In the material below, please retype the lines from the very first through the one with "(0.5,0.5) rectangle (560.5,410);", exactly and without pictures.

Dataset section>

================

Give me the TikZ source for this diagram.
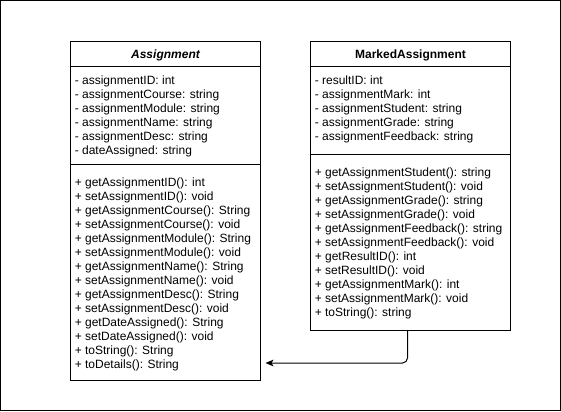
\documentclass[tikz,border=0pt]{standalone}
\usepackage{fontspec}
\setmainfont{Liberation Sans}
\usetikzlibrary{arrows.meta}
\begin{document}
\begin{tikzpicture}[x=0.75pt,y=-0.75pt,
  comp/.style={draw=black, line width=0.75pt, fill=white, anchor=north west, inner sep=0pt, outer sep=0pt},
  txt/.style={anchor=base west, inner sep=0pt, font=\fontsize{9pt}{10.5pt}\selectfont},
  ttl/.style={anchor=base, inner sep=0pt, font=\fontsize{9pt}{10.5pt}\selectfont\bfseries},
  conn/.style={draw=black, line width=0.75pt, rounded corners=3.75pt, -{Stealth[length=6pt,width=5pt,inset=1.5pt]}}
]
\useasboundingbox (0,0) rectangle (561,411);
\draw[line width=0.75pt] (0.5,0.5) rectangle (560.5,410);

% Assignment
\node[comp, minimum width=142.5pt, minimum height=18.75pt] (A-title) at (70.5,41.5) {};
\node[comp, minimum width=142.5pt, minimum height=73.5pt] (A-attr) at (70.5,66.5) {};
\node[comp, minimum width=142.5pt, minimum height=162pt] (A-meth) at (70.5,164.5) {};
\node[ttl] (A-name) at (165.5,58) {\itshape Assignment};
\foreach [count=\i] \t in {- assignmentID: int, - assignmentCourse: string, - assignmentModule: string, - assignmentName: string, - assignmentDesc: string, - dateAssigned: string}
  \node[txt] (A-a\i) at (74.5,{84.5+14*(\i-1)}) {\t};
\foreach [count=\i] \t in {+ getAssignmentID(): int, + setAssignmentID(): void, + getAssignmentCourse(): String, + setAssignmentCourse(): void, + getAssignmentModule(): String, + setAssignmentModule(): void, + getAssignmentName(): String, + setAssignmentName(): void, + getAssignmentDesc(): String, + setAssignmentDesc(): void, + getDateAssigned(): String, + setDateAssigned(): void, + toString(): String, + toDetails(): String}
  \node[txt] (A-m\i) at (74.5,{186+14*(\i-1)}) {\t};

% MarkedAssignment
\node[comp, minimum width=150pt, minimum height=18.75pt] (M-title) at (310.5,41.5) {};
\node[comp, minimum width=150pt, minimum height=66pt] (M-attr) at (310.5,66.5) {};
\node[comp, minimum width=150pt, minimum height=132pt] (M-meth) at (310.5,154.5) {};
\node[ttl] (M-name) at (410.5,58) {MarkedAssignment};
\foreach [count=\i] \t in {- resultID: int, - assignmentMark: int, - assignmentStudent: string, - assignmentGrade: string, - assignmentFeedback: string}
  \node[txt] (M-a\i) at (314.5,{84.5+14*(\i-1)}) {\t};
\foreach [count=\i] \t in {+ getAssignmentStudent(): string, + setAssignmentStudent(): void, + getAssignmentGrade(): string, + setAssignmentGrade(): void, + getAssignmentFeedback(): string, + setAssignmentFeedback(): void, + getResultID(): int, + setResultID(): void, + getAssignmentMark(): int, + setAssignmentMark(): void, + toString(): string}
  \node[txt] (M-m\i) at (314.5,{176+14*(\i-1)}) {\t};

% inheritance connector
\coordinate (tip) at (265.5,363);
\draw[conn] ([xshift=-2.25pt]M-meth.south) |- (tip);
\end{tikzpicture}
\end{document}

================

Task output>
Give me the TikZ source for this diagram.
\documentclass[tikz,border=0pt]{standalone}
\usepackage{fontspec}
\setmainfont{Liberation Sans}
\usetikzlibrary{arrows.meta}
\begin{document}
\begin{tikzpicture}[x=0.75pt,y=-0.75pt,
  comp/.style={draw=black, line width=0.75pt, fill=white, anchor=north west, inner sep=0pt, outer sep=0pt},
  txt/.style={anchor=base west, inner sep=0pt, font=\fontsize{9pt}{10.5pt}\selectfont},
  ttl/.style={anchor=base, inner sep=0pt, font=\fontsize{9pt}{10.5pt}\selectfont\bfseries},
  conn/.style={draw=black, line width=0.75pt, rounded corners=3.75pt, -{Stealth[length=6pt,width=5pt,inset=1.5pt]}}
]
\useasboundingbox (0,0) rectangle (561,411);
\draw[line width=0.75pt] (0.5,0.5) rectangle (560.5,410);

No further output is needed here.